• Politik
  • Meldestelle Antifeminismus

Hass auf Frauen und queere Menschen erfassen

Bundesweit erste Meldestelle zu antifeminstischen Vorfällen nimmt ihre Arbeit auf

  • Robert D. Meyer
  • Lesedauer: 3 Min.

Es sind alarmierende Zahlen, die aus der aktuellsten Leipziger Autoritarismusstudie vergangenes Jahr hervorgingen. Demnach teilen ein Drittel aller Männer und fast jede fünfte Frau in Deutschland ein geschlossenes antifeministisches Weltbild, stimmen also Aussagen wie »Frauen machen sich in der Politik häufig lächerlich« und »Durch den Feminismus werden die gesellschaftliche Harmonie und Ordnung gestört« zu. Solche Überzeugungen führen am Ende auch immer wieder zu konkreten Taten. Doch weil diese von Behörden nicht immer als antifeministisch erkannt werden oder noch keine Strafbarkeit vorliegt, gibt es bisher keine systematische Erfassung solcher Vorfälle. Die erste bundesweite Meldestelle zu Antifeminismus, die am Mittwoch offiziell ihre Arbeit aufnimmt, will dies ändern.

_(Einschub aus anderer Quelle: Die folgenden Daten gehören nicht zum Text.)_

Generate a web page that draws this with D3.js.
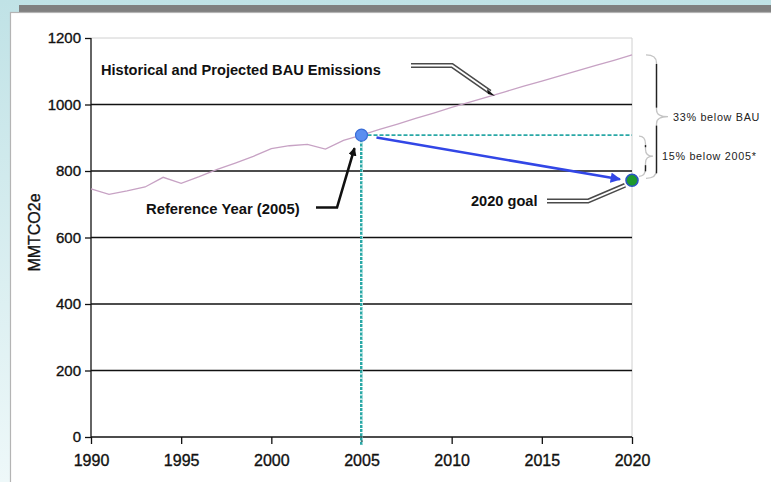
<!DOCTYPE html>
<html><head><meta charset="utf-8">
<script src="https://cdn.jsdelivr.net/npm/d3@7/dist/d3.min.js"></script>
<style>
html,body{margin:0;padding:0;overflow:hidden;}
svg{display:block;font-family:"Liberation Sans",Arial,sans-serif;}
</style></head>
<body>
<svg id="c" width="771" height="482"></svg>
<script>
// ---- data ----
const years = [1990,1991,1992,1993,1994,1995,1996,1997,1998,1999,2000,2001,2002,2003,2004,2005,
               2006,2007,2008,2009,2010,2011,2012,2013,2014,2015,2016,2017,2018,2019,2020];
const emissions = [746,730,740,752,781,763,783,805,824,844,867,876,880,866,892,908,
                   925,941,958,974,991,1007,1023,1039,1055,1070,1086,1102,1118,1133,1149];
const xTicks = [1990,1995,2000,2005,2010,2015,2020];
const yTicks = [0,200,400,600,800,1000,1200];
const refYear = 2005, refValue = 908;
const goalYear = 2020, goalValue = 772;
const yTitle = "MMTCO2e";
const labels = ["Historical and Projected BAU Emissions","Reference Year (2005)","2020 goal","33% below BAU","15% below 2005*"];

// ---- drawing ----
const svg = d3.select("#c");
const defs = svg.append("defs");
const bg = defs.append("linearGradient").attr("id","bg").attr("x1",0).attr("y1",0).attr("x2",0).attr("y2",1);
bg.append("stop").attr("offset","0%").attr("stop-color","#c0e2e6");
bg.append("stop").attr("offset","100%").attr("stop-color","#eef8f9");
svg.append("rect").attr("width",771).attr("height",482).attr("fill","url(#bg)");
svg.append("rect").attr("x",19).attr("y",5).attr("width",760).attr("height",8).attr("fill","#808080");
svg.append("rect").attr("x",10.5).attr("y",12.5).attr("width",770).attr("height",480).attr("fill","#fff").attr("stroke","#b4b4b4").attr("stroke-width",1.2);

defs.append("marker").attr("id","blueArrow").attr("viewBox","0 0 10 10").attr("refX",9).attr("refY",5)
  .attr("markerWidth",4).attr("markerHeight",4).attr("orient","auto").attr("markerUnits","strokeWidth")
  .append("path").attr("d","M0,0 L10,5 L0,10 z").attr("fill","#3246e6");
defs.append("marker").attr("id","blackArrow").attr("viewBox","0 0 10 10").attr("refX",9).attr("refY",5)
  .attr("markerWidth",3.2).attr("markerHeight",3.2).attr("orient","auto").attr("markerUnits","strokeWidth")
  .append("path").attr("d","M0,0 L10,5 L0,10 z").attr("fill","#111");

const x = d3.scaleLinear().domain([1990,2020]).range([91,632]);
const y = d3.scaleLinear().domain([0,1200]).range([437,38]);

// plot border (top & right)
svg.append("path").attr("d",`M${x(1990)},${y(1200)}H${x(2020)}V${y(0)}`).attr("fill","none").attr("stroke","#d0d0d0").attr("stroke-width",1);

// gridlines
svg.append("g").selectAll("line").data(yTicks.filter(d=>d>0 && d<1200)).join("line")
  .attr("x1",x(1990)).attr("x2",x(2020)).attr("y1",d=>y(d)).attr("y2",d=>y(d))
  .attr("stroke","#111").attr("stroke-width",1.3);

// axes
const yAxis = svg.append("g").attr("transform",`translate(${x(1990)},0)`)
  .call(d3.axisLeft(y).tickValues(yTicks).tickSize(6).tickPadding(4).tickFormat(d3.format("d")));
const xAxis = svg.append("g").attr("transform",`translate(0,${y(0)})`)
  .call(d3.axisBottom(x).tickValues(xTicks).tickSize(7).tickPadding(11).tickFormat(d3.format("d")));
[yAxis,xAxis].forEach(a=>{
  a.attr("font-size",null).attr("font-family",null);
  a.select(".domain").attr("stroke","#111").attr("stroke-width",1.3);
  a.selectAll(".tick line").attr("stroke","#111").attr("stroke-width",1.3);
  a.selectAll("text").attr("fill","#111").attr("stroke","#111").attr("stroke-width",0.35);
});
yAxis.selectAll("text").attr("font-size","15px");
xAxis.selectAll("text").attr("font-size","16px");
yAxis.select(".domain").attr("d",`M-0,${y(1200)}V${y(0)}`);
xAxis.select(".domain").attr("d",`M${x(1990)},0H${x(2020)}`);

// y title
svg.append("text").attr("transform",`translate(40,${(y(0)+y(1200))/2-5}) rotate(-90)`)
  .attr("text-anchor","middle").attr("font-size","16px").attr("fill","#111").attr("stroke","#111").attr("stroke-width",0.35).text(yTitle);

// BAU line
svg.append("path").datum(years.map((d,i)=>[d,emissions[i]]))
  .attr("d",d3.line().x(d=>x(d[0])).y(d=>y(d[1])))
  .attr("fill","none").attr("stroke","#c7a2c4").attr("stroke-width",1.3);

// teal dashed reference lines
svg.append("line").attr("x1",x(refYear)).attr("x2",x(refYear)).attr("y1",y(refValue)).attr("y2",y(0)+9)
  .attr("stroke","#2aa8a6").attr("stroke-width",3).attr("stroke-dasharray","3,1.2");
svg.append("line").attr("x1",x(refYear)+1).attr("x2",x(refYear)+1).attr("y1",y(refValue)).attr("y2",y(0)+9)
  .attr("stroke","#bfe8e6").attr("stroke-width",0.8).attr("stroke-dasharray","3,1.2");
svg.append("line").attr("x1",x(refYear)).attr("x2",x(goalYear)).attr("y1",y(refValue)).attr("y2",y(refValue))
  .attr("stroke","#2aa8a6").attr("stroke-width",1.6).attr("stroke-dasharray","4,2");

// blue arrow
svg.append("line").attr("x1",x(refYear)+15).attr("y1",y(refValue)+2.5)
  .attr("x2",x(goalYear)-12).attr("y2",y(goalValue)-1)
  .attr("stroke","#3246e6").attr("stroke-width",2.6).attr("marker-end","url(#blueArrow)");

// points
svg.append("circle").attr("cx",x(refYear)).attr("cy",y(refValue)).attr("r",6)
  .attr("fill","#5a8ef0").attr("stroke","#3a6cd6").attr("stroke-width",1.2);
svg.append("circle").attr("cx",x(goalYear)).attr("cy",y(goalValue)).attr("r",6)
  .attr("fill","#1c9a2e").attr("stroke","#2a56c0").attr("stroke-width",1.6);

// double-line callout helper
function callout(d){
  svg.append("path").attr("d",d).attr("fill","none").attr("stroke","#4a4a4a").attr("stroke-width",5).attr("stroke-linejoin","miter");
  svg.append("path").attr("d",d).attr("fill","none").attr("stroke","#fff").attr("stroke-width",1.8);
}
// Historical label
svg.append("text").attr("x",101).attr("y",75).attr("font-size","14.6px").attr("font-weight","bold").attr("fill","#111").text(labels[0]);
callout(`M411,65.5H452L490,92`);
svg.append("path").attr("d","M487,89 L495,96 L488,94 Z").attr("fill","#111");

// Reference year label
svg.append("text").attr("x",146).attr("y",214).attr("font-size","14.8px").attr("font-weight","bold").attr("fill","#111").text(labels[1]);
svg.append("path").attr("d",`M316,207.5H337L${x(refYear)-7},${y(refValue)+13}`).attr("fill","none")
  .attr("stroke","#111").attr("stroke-width",2.6).attr("marker-end","url(#blackArrow)");

// 2020 goal label
svg.append("text").attr("x",471).attr("y",206).attr("font-size","14.6px").attr("font-weight","bold").attr("fill","#111").text(labels[2]);
callout(`M547,201H588L${x(goalYear)-7},${y(goalValue)+5}`);

// braces
function brace(y0,y1,x0,sx,tx,label,lx,fs){
  const ym=(y0+y1)/2;
  const d=`M${x0},${y0} Q${sx},${y0} ${sx},${y0+8} L${sx},${ym-7} Q${sx},${ym} ${tx},${ym} Q${sx},${ym} ${sx},${ym+7} L${sx},${y1-8} Q${sx},${y1} ${x0},${y1}`;
  svg.append("path").attr("d",d).attr("fill","none").attr("stroke","#c4c4c4").attr("stroke-width",1.3);
  svg.append("line").attr("x1",sx).attr("x2",sx).attr("y1",y0+9).attr("y2",ym-9).attr("stroke","#222").attr("stroke-width",1.4);
  svg.append("line").attr("x1",sx).attr("x2",sx).attr("y1",ym+9).attr("y2",y1-5).attr("stroke","#222").attr("stroke-width",1.4);
  svg.append("text").attr("x",lx).attr("y",ym+4).attr("font-size",fs).attr("letter-spacing","0.7px").attr("fill","#222").text(label);
}
brace(y(emissions[emissions.length-1]), y(goalValue)-2, 646, 656.5, 668, labels[3], 673, "10.8px");
brace(y(refValue)+1, y(goalValue)-4, 639, 645.5, 653, labels[4], 662, "10.8px");
</script>
</body></html>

»Antifeminismus zeigt sich in verschiedenen Formen und ist gezielte Strategie«, sagt Judith Rahner, Leiterin der Fachstelle Gender, gruppenbezogene Menschenfeindlichkeit und Rechtsextremismus bei der Amadeu-Antonio-Stiftung (AAS). Vor allem Frauen und queere Menschen in Politik und Zivilgesellschaft würden bedroht und angegriffen. »Sie sollen eingeschüchtert und mundtot gemacht werden. Ihr Einsatz für Geschlechtergerechtigkeit und Gleichberechtigung wird behindert und zurückgedrängt. Das ist zutiefst demokratiegefährdend«, warnt Rahner. Dabei dient Antifeminismus auch dazu, weiteres reaktionäres Gedankengut in der Gesellschaft salonfähig zu machen.

Wie unterschiedlich sich Antifeminismus äußern kann, zeigen beispielhafte Fälle, die die Meldestelle zusammengetragen hat. Berichtet wird etwa von einem stadtbekannten Rechtsextremen in Brandenburg, der Zutritt zur Veranstaltung einer örtlichen Fraueninitiative verlangt habe. Da ihm dieser verwehrt worden sei, habe er mit Drohungen und Beleidigungen gegen den Verein und die Kommune reagiert. In Dortmund wiederum sei es zu massiven Drohungen gegen eine neu eröffnete Tagesklinik gekommen, die Schwangerschaftsabbrüche vornehme. Auf verteilten Flyern sei nicht nur eine Ärztin namentlich genannt worden, die Zettel hätten auch direkten Bezug zu Brandanschlägen auf Abtreibungskliniken in den USA genommen. Aus einer westdeutschen Kleinstadt berichtet die Meldestelle von einer Stadtratssitzung, an deren Ende die Gleichstellungsbeauftragte von mehreren Personen bedroht und eingeschüchtert worden sei. In der Sitzung sei es zuvor darum gegangen, die Position der Gleichstellungsbeauftragten abzuschaffen.

Die neue Meldestelle Antifeminismus funktioniert über eine Website. Über ein Formular können Betroffene, aber auch Personen, die einen Vorfall beobachtet haben, diesen dem Projekt mitteilen. Die AAS hat dazu einen Leitfaden veröffentlicht, welche konkreten Angaben zu einem Ereignis gebraucht werden, um es nach einer Prüfung in eine Chronik antifemistischer Vorfälle aufzunehmen. Jährlich soll zudem ein Lagebericht erscheinen. Zur Sicherheit werden aufgenommene Fälle anonymisiert, damit keine Rückschlüsse auf die Opfer möglich sind. Ebenso will das Projekt Betroffenen Hilfestellung dabei geben, eine passende Beratungsstelle zu finden. Die Meldestelle arbeitet dabei mit Expert*innen und Unterstützungsstrukturen für Betroffene von rechter, rassistischer, antisemitischer und queerfeindlicher Gewalt zusammen.

Die Meldestelle ist ein Gemeinschaftsprojekt der AAS, des Gunda-Werner-Instituts und des Berliner Bildungs- und Forschungsinstituts Dissens. Finanziert wird das Projekt über das Bundesprogramm »Demokratie leben!« des Bundesfamilienministeriums.